A piece of auxiliary equipment is failing


The convection tank used with dual seals.

  • It is running backwards. There are multiple causes for this problem:
    • The inlet and outlet ports are not drilled properly. Centrifugal force is working against convection.
    • cartridge dual seal has not been centered properly.
    • Connections have been made to the wrong fittings.
    • The piping fitting has bottomed into the gland shutting off or restricting the flow.
  • The pressure or level in the tank changes.
    • Temperature change of the barrier or buffer fluid.
    • No air pocket was left in the top of the tank.
    • One of the seals is leaking. The pressure or level change should tell you which one. If the inboard seal is leaking the level will increase. An outboard seal leak will cause the tank level to drop or empty completely.
  • The level in the tank drops a little and then holds.
    • The outboard seal is leaking. Without a vent on the top of the convection tank the dropping fluid level created a vacuum in the tank stopping the level at a new height. This is similar to the level you can hold in a drinking straw if you keep your finger on one end of the straw.
  • The convection tank is not convecting at all. The tank was installed incorrectly. The minimum and maximum dimensions for the pipe locations were ignored.
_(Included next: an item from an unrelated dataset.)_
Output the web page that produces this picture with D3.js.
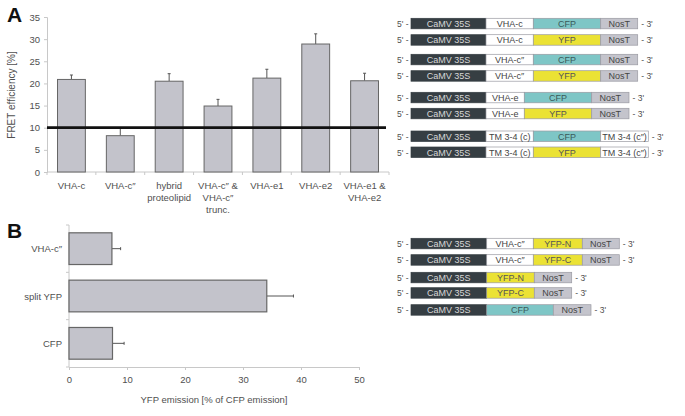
<!DOCTYPE html>
<html><head><meta charset="utf-8">
<script src="https://cdn.jsdelivr.net/npm/d3@7"></script>
<style>body{margin:0;background:#fff}svg{display:block;font-family:"Liberation Sans",Arial,sans-serif}</style>
</head><body><svg id="c" width="685" height="416"></svg>
<script>
// Panel A data
const fretCategories = [["VHA-c"],["VHA-c\u2033"],["hybrid","proteolipid"],["VHA-c\u2033 &","VHA-c\u2033","trunc."],["VHA-e1"],["VHA-e2"],["VHA-e1 &","VHA-e2"]];
const fretValues = [20.9, 8.2, 20.5, 14.9, 21.2, 28.9, 20.6];
const fretErrors = [1.0, 1.7, 1.7, 1.5, 2.0, 2.3, 1.7];
const fretTicks = [0,5,10,15,20,25,30,35];
const fretThreshold = 10;
// Panel B data
const yfpCategories = ["VHA-c\u2033","split YFP","CFP"];
const yfpValues = [7.4, 34.1, 7.5];
const yfpErrors = [1.5, 4.6, 2.0];
const yfpTicks = [0,10,20,30,40,50];
// Constructs: [label, type, length]
const constructsA = [
 [["CaMV 35S","p",75],["VHA-c","w",47.3],["CFP","c",67.4],["NosT","n",37]],
 [["CaMV 35S","p",75],["VHA-c","w",47.3],["YFP","y",67.4],["NosT","n",37]],
 [["CaMV 35S","p",75],["VHA-c\u2033","w",47.3],["CFP","c",67.4],["NosT","n",37]],
 [["CaMV 35S","p",75],["VHA-c\u2033","w",47.3],["YFP","y",67.4],["NosT","n",37]],
 [["CaMV 35S","p",75],["VHA-e","w",38.3],["CFP","c",67.4],["NosT","n",37.3]],
 [["CaMV 35S","p",75],["VHA-e","w",38.3],["YFP","y",67.4],["NosT","n",37.3]],
 [["CaMV 35S","p",75],["TM 3-4 (c)","w",47.3],["CFP","c",67.4],["TM 3-4 (c\u2033)","w",47.6]],
 [["CaMV 35S","p",75],["TM 3-4 (c)","w",47.3],["YFP","y",67.4],["TM 3-4 (c\u2033)","w",47.6]]
];
const constructsB = [
 [["CaMV 35S","p",75.7],["VHA-c\u2033","w",46.6],["YFP-N","y",49],["NosT","n",37]],
 [["CaMV 35S","p",75.7],["VHA-c\u2033","w",46.6],["YFP-C","y",49],["NosT","n",37]],
 [["CaMV 35S","p",75.7],["YFP-N","y",47.6],["NosT","n",37.4]],
 [["CaMV 35S","p",75.7],["YFP-C","y",47.6],["NosT","n",37.4]],
 [["CaMV 35S","p",75.7],["CFP","c",66.6],["NosT","n",37.7]]
];

const svg = d3.select("#c");
const textCol = "#505050", axisCol = "#c8c8c8", barFill = "#c3c3cb", barStroke = "#666";

// ---------- Panel A ----------
const yA = d3.scaleLinear().domain([0,35]).range([172,17]);
const xA = d3.scaleBand().domain(d3.range(fretValues.length)).range([47,389]).paddingInner(0.43).paddingOuter(0.215);
const gA = svg.append("g");
gA.append("text").attr("x",7).attr("y",22).attr("font-size",21).attr("font-weight","bold").attr("fill","#111").text("A");
const yAxA = gA.append("g").attr("transform","translate(47,0)").call(d3.axisLeft(yA).tickValues(fretTicks).tickSize(3).tickPadding(4));
yAxA.selectAll("path,line").attr("stroke",axisCol);
yAxA.selectAll("text").attr("font-size",9.5).attr("fill",textCol).attr("font-family","Liberation Sans, Arial, sans-serif");
gA.append("line").attr("x1",47).attr("x2",389).attr("y1",yA(0)).attr("y2",yA(0)).attr("stroke",axisCol);
// category boundary ticks
d3.range(fretValues.length+1).forEach(i=>{
  const bx = 47 + i*xA.step();
  gA.append("line").attr("x1",bx).attr("x2",bx).attr("y1",yA(0)).attr("y2",yA(0)+3).attr("stroke",axisCol);
});
gA.append("text").attr("transform","translate(15,95) rotate(-90)").attr("text-anchor","middle")
  .attr("font-size",10).attr("fill",textCol).text("FRET efficiency [%]");
// error bars
fretValues.forEach((v,i)=>{
  const cx = xA(i)+xA.bandwidth()/2;
  gA.append("line").attr("x1",cx).attr("x2",cx).attr("y1",yA(v)).attr("y2",yA(v+fretErrors[i])).attr("stroke","#555").attr("stroke-width",1);
  gA.append("line").attr("x1",cx-1.5).attr("x2",cx+1.5).attr("y1",yA(v+fretErrors[i])).attr("y2",yA(v+fretErrors[i])).attr("stroke","#555");
});
gA.selectAll("rect.b").data(fretValues).join("rect")
  .attr("x",(d,i)=>xA(i)).attr("width",xA.bandwidth())
  .attr("y",d=>yA(d)).attr("height",d=>yA(0)-yA(d))
  .attr("fill",barFill).attr("stroke",barStroke).attr("stroke-width",1);
gA.append("line").attr("x1",47).attr("x2",386).attr("y1",yA(fretThreshold)).attr("y2",yA(fretThreshold)).attr("stroke","#111").attr("stroke-width",2.8);
fretCategories.forEach((lines,i)=>{
  const cx = xA(i)+xA.bandwidth()/2;
  lines.forEach((t,j)=>{
    gA.append("text").attr("x",cx).attr("y",189+j*12).attr("text-anchor","middle").attr("font-size",9.5).attr("fill",textCol).text(t);
  });
});

// ---------- Panel B ----------
const xB = d3.scaleLinear().domain([0,50]).range([69,359]);
const yB = d3.scaleBand().domain(d3.range(yfpValues.length)).range([225,367]).paddingInner(0.33).paddingOuter(0.165);
const gB = svg.append("g");
gB.append("text").attr("x",7).attr("y",238).attr("font-size",21).attr("font-weight","bold").attr("fill","#111").text("B");
const xAxB = gB.append("g").attr("transform","translate(0,367)").call(d3.axisBottom(xB).tickValues(yfpTicks).tickSize(3).tickPadding(6));
xAxB.selectAll("path,line").attr("stroke",axisCol);
xAxB.selectAll("text").attr("font-size",9.5).attr("fill",textCol).attr("font-family","Liberation Sans, Arial, sans-serif");
gB.append("line").attr("x1",69).attr("x2",69).attr("y1",225).attr("y2",367).attr("stroke",axisCol);
d3.range(yfpValues.length+1).forEach(i=>{
  const by = 225 + i*yB.step();
  gB.append("line").attr("x1",66).attr("x2",69).attr("y1",by).attr("y2",by).attr("stroke",axisCol);
});
gB.append("text").attr("x",214).attr("y",403).attr("text-anchor","middle").attr("font-size",9.5).attr("fill",textCol).text("YFP emission [% of CFP emission]");
yfpValues.forEach((v,i)=>{
  const cy = yB(i)+yB.bandwidth()/2;
  gB.append("line").attr("x1",xB(v)).attr("x2",xB(v+yfpErrors[i])).attr("y1",cy).attr("y2",cy).attr("stroke","#555");
  gB.append("line").attr("x1",xB(v+yfpErrors[i])).attr("x2",xB(v+yfpErrors[i])).attr("y1",cy-1.5).attr("y2",cy+1.5).attr("stroke","#555");
});
gB.selectAll("rect.b").data(yfpValues).join("rect")
  .attr("x",xB(0)).attr("width",d=>xB(d)-xB(0))
  .attr("y",(d,i)=>yB(i)).attr("height",yB.bandwidth())
  .attr("fill",barFill).attr("stroke",barStroke).attr("stroke-width",1.2);
yfpCategories.forEach((t,i)=>{
  gB.append("text").attr("x",62).attr("y",yB(i)+yB.bandwidth()/2+3.5).attr("text-anchor","end").attr("font-size",9.5).attr("fill",textCol).text(t);
});

// ---------- Constructs ----------
const segFill = {p:"#363e43", w:"#ffffff", c:"#7ec6c6", y:"#ebe234", n:"#c4c4cc"};
const segText = {p:"#d8d8d8", w:"#444", c:"#3a5a5a", y:"#555", n:"#444"};
const lenScale = d3.scaleLinear().domain([0,1]).range([0,1]);
function drawConstructs(rows, ys){
  const g = svg.append("g");
  rows.forEach((segs,r)=>{
    const y0 = ys[r], h = 10.5;
    g.append("text").attr("x",397).attr("y",y0+h/2+3.3).attr("font-size",8.5).attr("fill",textCol).text("5' -");
    let x = 411;
    segs.forEach(([lab,type,len])=>{
      const w = lenScale(len);
      g.append("rect").attr("x",x).attr("y",y0).attr("width",w).attr("height",h)
        .attr("fill",segFill[type]).attr("stroke",type==="p"?"#363e43":"#9a9aa2").attr("stroke-width",0.7);
      g.append("text").attr("x",x+w/2).attr("y",y0+h/2+3.4).attr("text-anchor","middle").attr("font-size",9).attr("fill",segText[type]).text(lab);
      x += w;
    });
    g.append("text").attr("x",x+3.5).attr("y",y0+h/2+3.3).attr("font-size",8.5).attr("fill",textCol).text("- 3'");
  });
}
drawConstructs(constructsA, [18.3,34.7,54.3,70.7,92.3,108.3,131,147]);
drawConstructs(constructsB, [238.3,254.7,272.3,287.7,304.7]);
</script></body></html>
Flow meter not indicating.

  • The meter is broke.
  • Line clogged.
  • The flow is not high enough.
  • The gauge graduations are too large for the desired flow. Operators like to operate in the center of gauges

No flow through the quench and drain connections.

  • You’re piped to the wrong connection. Most glands that have been drilled for a quench connection, have a flush connection also.
  • Valve not open.
  • Line clogged.
  • Operators love to shut this quench connection off to stop what they think is a seal leak.

Loss of jacket cooling. The incoming and out going lines are at the same temperature.

  • A layer of calcium has built up on the inside of the cooling jacket. This is the problem with using shop water as a coolant. You’d be better off using steam or condensate to heat or cool stuffing box jackets
  • A discharge recirculation line is connected to the stuffing box (it may be hidden inside the insulation and no one can see it).
  • Someone has shut off the cooling water or steam.